*WHAT TO WORK ON*
Your copy of the material below should match it exactly, except that it holds no pictures.

*GIVEN INFORMATION*
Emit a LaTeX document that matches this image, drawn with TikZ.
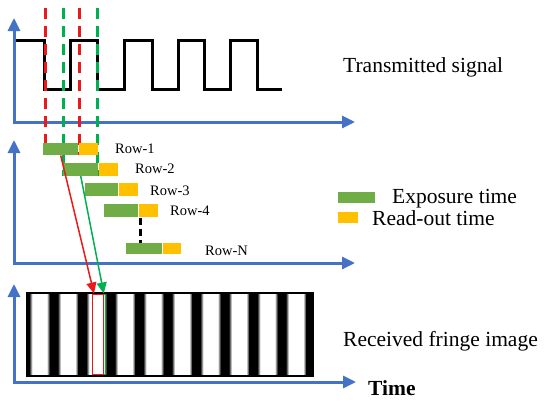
\documentclass[tikz,border=0pt]{standalone}
\usepackage{fontspec}
\setmainfont{Liberation Serif}
\usetikzlibrary{arrows.meta,positioning}
\definecolor{axisblue}{RGB}{68,114,196}
\definecolor{expgreen}{RGB}{112,173,71}
\definecolor{rdyellow}{RGB}{255,192,0}
\definecolor{markred}{RGB}{235,25,25}
\definecolor{markgreen}{RGB}{0,176,80}
\pgfdeclarehorizontalshading{fringe}{100bp}{color(0bp)=(black); color(25bp)=(black!90); color(32bp)=(white); color(68bp)=(white); color(75bp)=(black!90); color(100bp)=(black)}
\tikzstyle{axes} = [draw=axisblue, line width=3pt, {Triangle[width=12pt,length=13pt]}-{Triangle[width=12pt,length=13pt]}]
\tikzstyle{sig} = [draw, line width=3pt]
\tikzstyle{cutline} = [line width=3pt, dash pattern=on 11pt off 7pt]
\tikzstyle{expo} = [rectangle, fill=expgreen, minimum width=35pt, minimum height=12.5pt, inner sep=0pt, anchor=west]
\tikzstyle{rdout} = [rectangle, fill=rdyellow, minimum width=19pt, minimum height=12.5pt, inner sep=0pt, anchor=west]
\tikzstyle{rowlbl} = [font=\fontsize{14.5}{16}\selectfont, inner sep=0pt, anchor=base west]
\tikzstyle{biglbl} = [font=\fontsize{21.5}{24}\selectfont, inner sep=0pt, anchor=base west]
\tikzstyle{link} = [draw, line width=1.5pt, -{Triangle[width=10pt,length=11pt]}]

\begin{document}
\begin{tikzpicture}[x=1pt, y=-1pt]
\useasboundingbox (0,0) rectangle (550,407);

% axes
\draw[axes] (14,18) -- (14,122) -- (355,122);
\draw[axes] (14,140) -- (14,263) -- (355,263);
\draw[axes] (14,284) -- (14,382) -- (356,382);

% transmitted signal
\path[sig] (16,40) -| (44,89) -| (70,40) -| (97,89) -| (124,40) -| (152,89) -| (178,40) -| (204,89) -| (230,40) -| (257,89) -- (282,89);

% sampling instants
\draw[cutline, markred] (45,8) -- (45,155);
\draw[cutline, markred] (79,8) -- (79,155);
\draw[cutline, markgreen] (63,8) -- (63,176);
\draw[cutline, markgreen] (97,8) -- (97,176);

% rolling shutter rows
\node [expo] (e1) at (43,149) {};
\node [rdout] (r1) at (e1.east) {};
\node [expo] (e2) at (63,169.5) {};
\node [rdout] (r2) at (e2.east) {};
\node [expo, minimum width=33pt] (e3) at (85,189.5) {};
\node [rdout] (r3) at (e3.east) {};
\node [expo, minimum width=34pt] (e4) at (104,210.5) {};
\node [rdout] (r4) at (e4.east) {};
\node [expo, minimum width=36pt, minimum height=11.5pt] (eN) at (126,248.5) {};
\node [rdout, minimum width=18pt, minimum height=11.5pt] (rN) at (eN.east) {};
\draw[cutline, black, dash pattern=on 7pt off 4pt] (r4.south west) ++(2,1) coordinate (dtop) -- (dtop |- eN.north);

\node [rowlbl] (l1) at (115,153) {Row-1};
\node [rowlbl] (l2) at (135,173) {Row-2};
\node [rowlbl] (l3) at (150,195) {Row-3};
\node [rowlbl] (l4) at (170,215) {Row-4};
\node [rowlbl] (lN) at (205,255) {Row-N};

% received fringe image
\fill[black] (26,292) rectangle (314,377);
\foreach \c in {0,...,9}
  \shade[shading=fringe] ({29.5+28.5*\c},294) rectangle +(20,80);
\node [draw=markgreen, line width=0.8pt, minimum width=13pt, minimum height=80pt, inner sep=0pt, anchor=north west] (grncol) at (92,293.5) {};
\node [draw=markred, line width=0.8pt, minimum width=11pt, minimum height=80pt, inner sep=0pt, anchor=north west] (redcol) at (92,293.5) {};

\path[link, markred] (e1.south) -- ([xshift=2pt]redcol.north west);
\path[link, markgreen] (e2.south) -- ([xshift=-2pt]grncol.north east);

% legend and captions
\node [expo, minimum width=37pt, minimum height=11pt] (legexp) at (338,197.5) {};
\node [rdout, minimum width=20pt, minimum height=11pt] (legrd) at (338,217.5) {};
\node [biglbl] (exptxt) at (392,203) {Exposure time};
\node [biglbl] (rdtxt) at (372,225) {Read-out time};
\node [biglbl] (sigtxt) at (343,72) {Transmitted signal};
\node [biglbl] (imgtxt) at (343,346) {Received fringe image};
\node [biglbl, font=\fontsize{21.5}{24}\selectfont\bfseries] (timetxt) at (368,395) {Time};
\end{tikzpicture}
\end{document}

*SOLUTION*
Emit a LaTeX document that matches this image, drawn with TikZ.
\documentclass[tikz,border=0pt]{standalone}
\usepackage{fontspec}
\setmainfont{Liberation Serif}
\usetikzlibrary{arrows.meta,positioning}
\definecolor{axisblue}{RGB}{68,114,196}
\definecolor{expgreen}{RGB}{112,173,71}
\definecolor{rdyellow}{RGB}{255,192,0}
\definecolor{markred}{RGB}{235,25,25}
\definecolor{markgreen}{RGB}{0,176,80}
\pgfdeclarehorizontalshading{fringe}{100bp}{color(0bp)=(black); color(25bp)=(black!90); color(32bp)=(white); color(68bp)=(white); color(75bp)=(black!90); color(100bp)=(black)}
\tikzstyle{axes} = [draw=axisblue, line width=3pt, {Triangle[width=12pt,length=13pt]}-{Triangle[width=12pt,length=13pt]}]
\tikzstyle{sig} = [draw, line width=3pt]
\tikzstyle{cutline} = [line width=3pt, dash pattern=on 11pt off 7pt]
\tikzstyle{expo} = [rectangle, fill=expgreen, minimum width=35pt, minimum height=12.5pt, inner sep=0pt, anchor=west]
\tikzstyle{rdout} = [rectangle, fill=rdyellow, minimum width=19pt, minimum height=12.5pt, inner sep=0pt, anchor=west]
\tikzstyle{rowlbl} = [font=\fontsize{14.5}{16}\selectfont, inner sep=0pt, anchor=base west]
\tikzstyle{biglbl} = [font=\fontsize{21.5}{24}\selectfont, inner sep=0pt, anchor=base west]
\tikzstyle{link} = [draw, line width=1.5pt, -{Triangle[width=10pt,length=11pt]}]

\begin{document}
\begin{tikzpicture}[x=1pt, y=-1pt]
\useasboundingbox (0,0) rectangle (550,407);

% axes
\draw[axes] (14,18) -- (14,122) -- (355,122);
\draw[axes] (14,140) -- (14,263) -- (355,263);
\draw[axes] (14,284) -- (14,382) -- (356,382);

% transmitted signal
\path[sig] (16,40) -| (44,89) -| (70,40) -| (97,89) -| (124,40) -| (152,89) -| (178,40) -| (204,89) -| (230,40) -| (257,89) -- (282,89);

% sampling instants
\draw[cutline, markred] (45,8) -- (45,155);
\draw[cutline, markred] (79,8) -- (79,155);
\draw[cutline, markgreen] (63,8) -- (63,176);
\draw[cutline, markgreen] (97,8) -- (97,176);

% rolling shutter rows
\node [expo] (e1) at (43,149) {};
\node [rdout] (r1) at (e1.east) {};
\node [expo] (e2) at (63,169.5) {};
\node [rdout] (r2) at (e2.east) {};
\node [expo, minimum width=33pt] (e3) at (85,189.5) {};
\node [rdout] (r3) at (e3.east) {};
\node [expo, minimum width=34pt] (e4) at (104,210.5) {};
\node [rdout] (r4) at (e4.east) {};
\node [expo, minimum width=36pt, minimum height=11.5pt] (eN) at (126,248.5) {};
\node [rdout, minimum width=18pt, minimum height=11.5pt] (rN) at (eN.east) {};
\draw[cutline, black, dash pattern=on 7pt off 4pt] (r4.south west) ++(2,1) coordinate (dtop) -- (dtop |- eN.north);

\node [rowlbl] (l1) at (115,153) {Row-1};
\node [rowlbl] (l2) at (135,173) {Row-2};
\node [rowlbl] (l3) at (150,195) {Row-3};
\node [rowlbl] (l4) at (170,215) {Row-4};
\node [rowlbl] (lN) at (205,255) {Row-N};

% received fringe image
\fill[black] (26,292) rectangle (314,377);
\foreach \c in {0,...,9}
  \shade[shading=fringe] ({29.5+28.5*\c},294) rectangle +(20,80);
\node [draw=markgreen, line width=0.8pt, minimum width=13pt, minimum height=80pt, inner sep=0pt, anchor=north west] (grncol) at (92,293.5) {};
\node [draw=markred, line width=0.8pt, minimum width=11pt, minimum height=80pt, inner sep=0pt, anchor=north west] (redcol) at (92,293.5) {};

\path[link, markred] (e1.south) -- ([xshift=2pt]redcol.north west);
\path[link, markgreen] (e2.south) -- ([xshift=-2pt]grncol.north east);

% legend and captions
\node [expo, minimum width=37pt, minimum height=11pt] (legexp) at (338,197.5) {};
\node [rdout, minimum width=20pt, minimum height=11pt] (legrd) at (338,217.5) {};
\node [biglbl] (exptxt) at (392,203) {Exposure time};
\node [biglbl] (rdtxt) at (372,225) {Read-out time};
\node [biglbl] (sigtxt) at (343,72) {Transmitted signal};
\node [biglbl] (imgtxt) at (343,346) {Received fringe image};
\node [biglbl, font=\fontsize{21.5}{24}\selectfont\bfseries] (timetxt) at (368,395) {Time};
\end{tikzpicture}
\end{document}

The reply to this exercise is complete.